Should European farmers pay for pollination provided by bees? Should city dwellers in Brazil pay for the abundant rain generated over the Amazonian forest? And if mangroves are a shield against tsunamis, shouldn’t seaside resorts in Thailand be paying for them?
These are the kinds of questions being asked at the world’s top biodiversity conference in India, where policymakers are desperately seeking ways to preserve the world’s dwindling plant and animal resources.
A strong consensus is emerging that putting a price on nature may be the only way to get people to prevent Earth’s bounty being squandered, sometimes to extinction. Less clear, though, is how this can be achieved.
“The benefits have no price tag associated with them, which mean they are not accounted for ... when other decisions are made,” said Neville Ash, chief of the UN Environmental Program’s biodiversity unit.
According to the International Union for Conservation of Nature (IUCN), human expansion has lead to the destruction of 6 million hectares of primary forest every year since 2006.
Thirty-five percent of mangroves — which are vital sources of food, fuel, fiber and pharmaceutical molecules — have also been lost in just 20 years.
The idea of putting a price on some hitherto “free” resources has gained traction in recent years as pressure to halt the decline forces policy makers to think innovatively.
Nearly half of amphibian species, a third of corals, a quarter of mammals, a fifth of all plants and 13 percent of the world’s birds are at risk of extinction, according to the “Red List” compiled by the IUCN.
So academics and economists attempt to calculate the value of nature in dollars and cents, hoping that governments will include the estimates in their long-term planning and short-term awarding of exploitation contracts.
“Economics has become the currency of policy,” environmental economist Pavan Sukhdev said. “In order to make politicians see how important biodiversity is, you need to tell them the dollar value of ecosystem services their economy is losing because of their mismanagement and loss of ecosystems and biodiversity.”
Researchers made a first stab at putting a value on Earth’s biosphere in 1997, submitting that ecosystems made an unseen annual contribution of US$33 trillion.
The number amounted to double the annual global GDP at the time and was slammed by some for being grossly over inflated. Others scoffed at the “dollarization” of Earth’s natural treasure.
Since then, smaller studies have tried to value everything from bee pollination (about US$190 billion based on one estimate) to mangrove storm protection (up to about US$1,000 per hectare per year).

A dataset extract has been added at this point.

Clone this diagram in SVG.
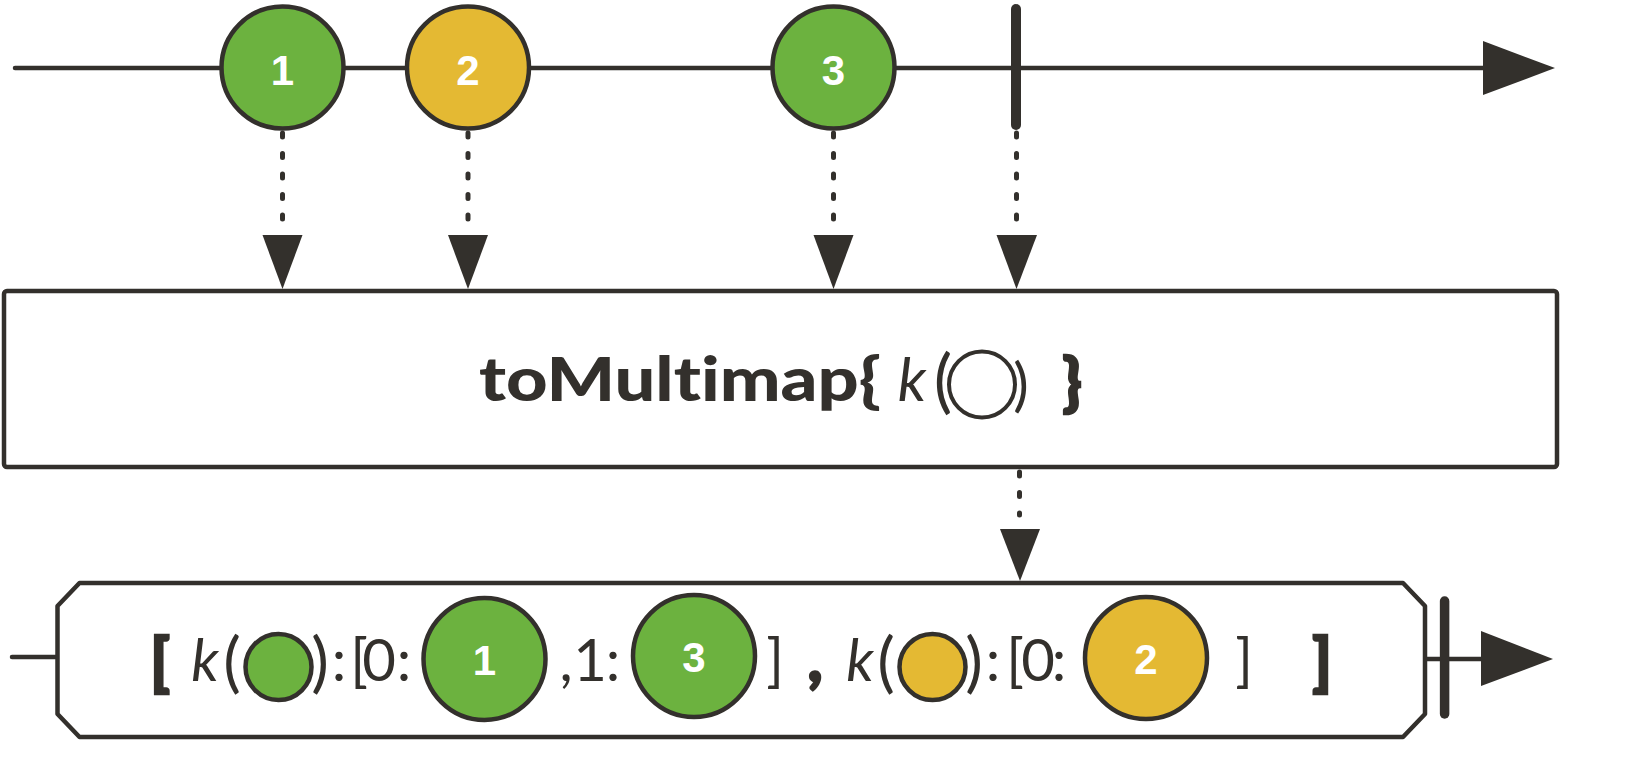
<svg xmlns="http://www.w3.org/2000/svg" width="1641" height="762" viewBox="0 0 1641 762">
<style>
.ln{stroke:#33302c;stroke-width:4.5;fill:none;stroke-linecap:round}
.dash{stroke:#33302c;stroke-width:5;fill:none;stroke-linecap:round;stroke-dasharray:4 16.5}
.ah{fill:#33302c}
.g{fill:#6cb23f;stroke:#33302c;stroke-width:4.5}
.y{fill:#e4b933;stroke:#33302c;stroke-width:4.5}
.o{fill:none;stroke:#33302c;stroke-width:4}
text{font-variant-ligatures:none}
.num{font-family:"Liberation Sans",Arial,sans-serif;font-weight:bold;font-size:42px;fill:#ffffff;text-anchor:middle}
.lt{font-family:Lato,"Open Sans",sans-serif;font-weight:400;font-size:58px;fill:#33302c;text-anchor:middle}
.it{font-style:italic}
.pr{font-size:66px}
.bd{font-family:Lato,"Open Sans",sans-serif;font-weight:900;font-size:62px;fill:#33302c;stroke:#33302c;stroke-width:2.5;text-anchor:middle}
.title{font-family:Lato,"Open Sans",sans-serif;font-weight:900;font-size:60px;fill:#33302c}
</style>
<g id="connectors">
<path class="dash" d="M282.5,133 V221"/>
<path class="ah" d="M262.5,235 H302.5 L282.5,289 Z"/>
<path class="dash" d="M468,133 V221"/>
<path class="ah" d="M448,235 H488 L468,289 Z"/>
<path class="dash" d="M833.5,133 V221"/>
<path class="ah" d="M813.5,235 H853.5 L833.5,289 Z"/>
<path class="dash" d="M1016.5,133 V221"/>
<path class="ah" d="M996.5,235 H1037 L1016.5,289 Z"/>
<path class="dash" d="M1019.5,472 V515"/>
<path class="ah" d="M1000,529 H1040 L1020,581 Z"/>
</g>
<g id="input-timeline">
<line class="ln" x1="15" y1="68" x2="1485" y2="68"/>
<path class="ah" d="M1483,41 L1555,68 L1483,95 Z"/>
<line x1="1016" y1="9" x2="1016" y2="125" stroke="#33302c" stroke-width="10" stroke-linecap="round"/>
</g>
<g id="marble-1">
<circle class="g" cx="282.5" cy="67.5" r="61"/>
<text class="num" x="282.5" y="85">1</text>
</g>
<g id="marble-2">
<circle class="y" cx="468" cy="67.5" r="61"/>
<text class="num" x="468" y="85">2</text>
</g>
<g id="marble-3">
<circle class="g" cx="833.5" cy="67.5" r="61"/>
<text class="num" x="833.5" y="85">3</text>
</g>
<g id="operator">
<rect x="4" y="291" width="1553" height="176" rx="3" fill="#ffffff" stroke="#33302c" stroke-width="4.5"/>
<text class="title" x="479" y="401" textLength="402" lengthAdjust="spacingAndGlyphs">toMultimap{</text>
<text class="lt" y="401"><tspan class="it" x="912" font-size="60">k</tspan><tspan x="943" y="405" font-size="69">(</tspan></text>
<circle class="o" cx="982" cy="384.5" r="33"/>
<text class="lt" x="1021" y="405" font-size="69">)</text>
<text class="bd" x="1072" y="404" font-size="68">}</text>
</g>
<g id="output-timeline">
<line class="ln" x1="12" y1="657" x2="57.5" y2="657"/>
<line class="ln" x1="1425" y1="659" x2="1483" y2="659" stroke-linecap="butt"/>
<path class="ah" d="M1481,631 L1553,659 L1481,686 Z"/>
<line x1="1444.6" y1="601" x2="1444.6" y2="714" stroke="#33302c" stroke-width="9.5" stroke-linecap="round"/>
</g>
<g id="result">
<path d="M79.5,583 L1403,583 L1425,606 L1425,714 L1403,737 L79.5,737 L57.5,714 L57.5,606 Z" fill="#ffffff" stroke="#33302c" stroke-width="4.5" stroke-linejoin="round"/>
<text class="bd" x="160" y="684">[</text>
<text class="lt" y="681"><tspan class="it" x="205">k</tspan><tspan class="pr" x="232" y="684.5">(</tspan></text>
<circle class="g" cx="278.5" cy="667" r="33"/>
<text class="lt" y="681"><tspan class="pr" x="320" y="684.5">)</tspan><tspan x="339" y="681">:</tspan><tspan x="359">[</tspan><tspan x="379">0</tspan><tspan x="404">:</tspan></text>
<circle class="g" cx="484.5" cy="659" r="61"/>
<text class="num" x="484.5" y="675">1</text>
<text class="lt" y="681"><tspan x="566">,</tspan><tspan x="590">1</tspan><tspan x="613">:</tspan></text>
<circle class="g" cx="694" cy="656" r="61"/>
<text class="num" x="694" y="672">3</text>
<text class="lt" x="775" y="681">]</text>
<text class="bd" x="815" y="681">,</text>
<text class="lt" y="681"><tspan class="it" x="860">k</tspan><tspan class="pr" x="886" y="684.5">(</tspan></text>
<circle class="y" cx="932.5" cy="667" r="33"/>
<text class="lt" y="681"><tspan class="pr" x="974" y="684.5">)</tspan><tspan x="993" y="681">:</tspan><tspan x="1015">[</tspan><tspan x="1038">0</tspan><tspan x="1059">:</tspan></text>
<circle class="y" cx="1146" cy="658" r="61"/>
<text class="num" x="1146" y="674">2</text>
<text class="lt" x="1244" y="681">]</text>
<text class="bd" x="1322" y="684">]</text>
</g>
</svg>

Both resources are at risk — mangroves make way for shrimp farms that make their owners rich, but rob local communities of fuel wood and fish, while bee numbers are slumping in some parts of the world along with a drop in the diversity of plants they feed on.
“There is no market for many things, the environment is a good example, and so we essentially treat [resources] as free and over-exploit them,” said Dominic Moran, professor of environmental economics at Scotland’s Rural College.

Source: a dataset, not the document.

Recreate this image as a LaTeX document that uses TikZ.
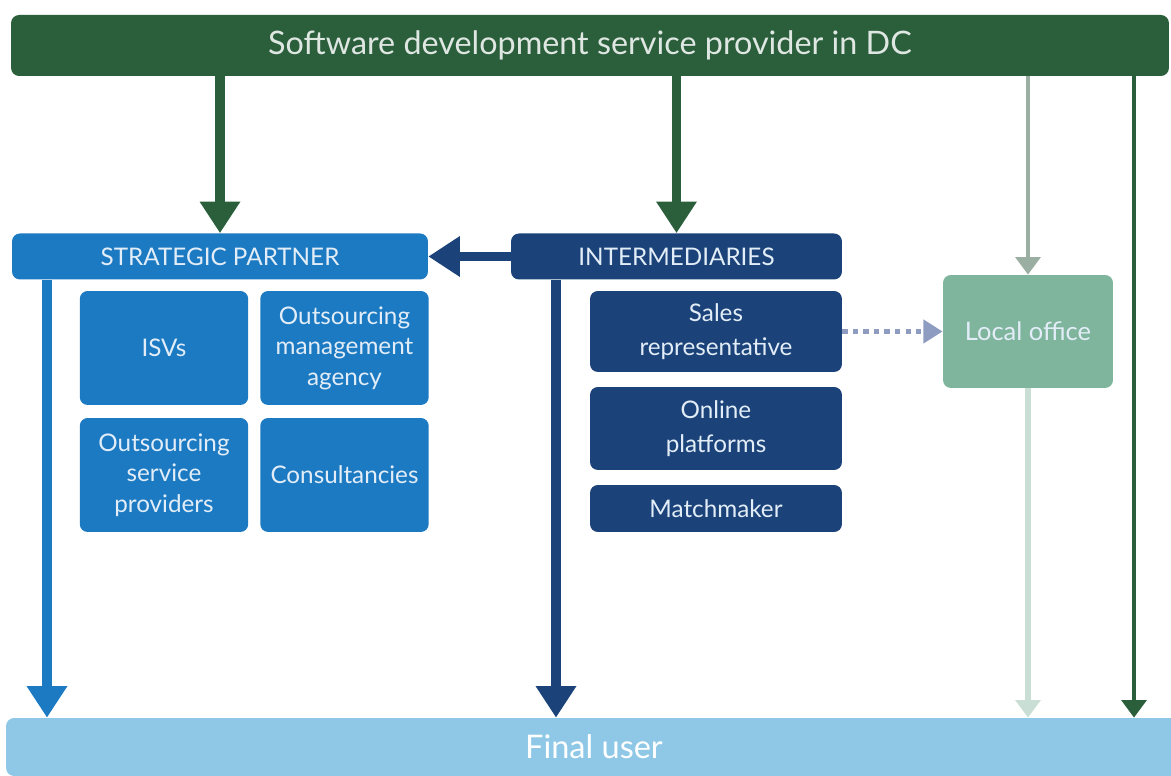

Valuation alone is not enough, said Nathaniel Carroll, head of the biodiversity program at Forest Trends, a non-profit group promoting “market-based approaches” to forest conservation.
“Everyone should be paying for their impacts on, use of, and reliance on biodiversity and its services, if they want it to continue to be available,” he said.

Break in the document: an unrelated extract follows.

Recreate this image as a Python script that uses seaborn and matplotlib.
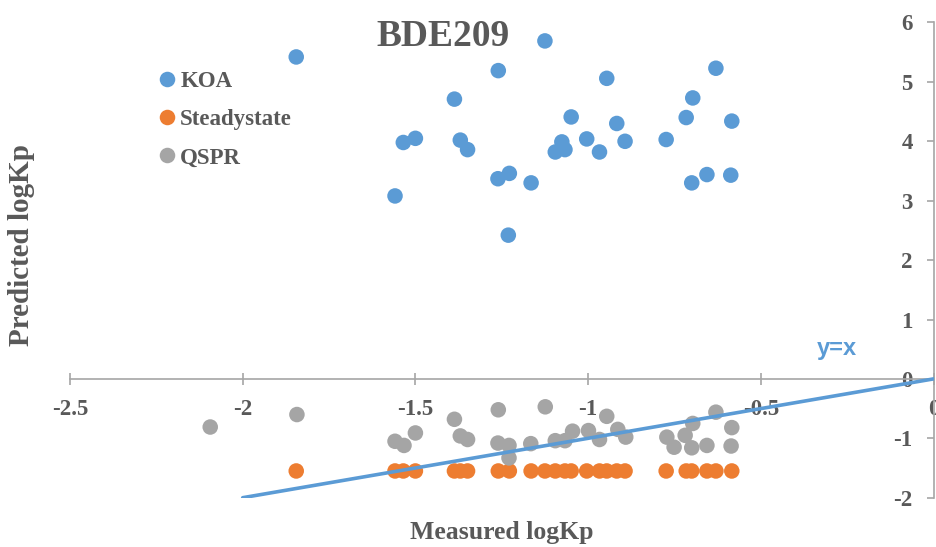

However, at this point, many of the toughest questions come to the fore.
Should there be a tax or levy? Conservation charges? Payment for “services” that nature has hitherto provided for free? Could there be a biodiversity market, such as that created for carbon to provide incentives for reducing polluting emissions?
Moran said assigning property rights might be a solution.
“If those resources are entrusted to specific communities or countries as owners, then they have the right to charge for use. They also have the incentive to sustainably manage their resource for the long term,” he said.
This is not an alien concept. People already pay entry fees to conservation parks and communities receive royalties on the use of medicinal plants, for example.
Whatever the option, Carroll said, “you need regulation and real enforcement to achieve meaningful scale.”
While the jury remains divided on the exact approach, a new study last week said US$4 billion per year are needed to reduce the extinction risk for all known threatened species, and another US$76 billion to protect conservation sites.
“The total costs are very small relative to the likely costs of inaction,” said study author Donal McCarthy, an economist with BirdLife International.
“The total is just 1 to 4 percent of the net value of ecosystem services being lost annually, for which estimates range from US$2 to US$6.6 trillion ... The total required is less than 20 percent of annual global consumer spending on soft drinks,” McCarthy said.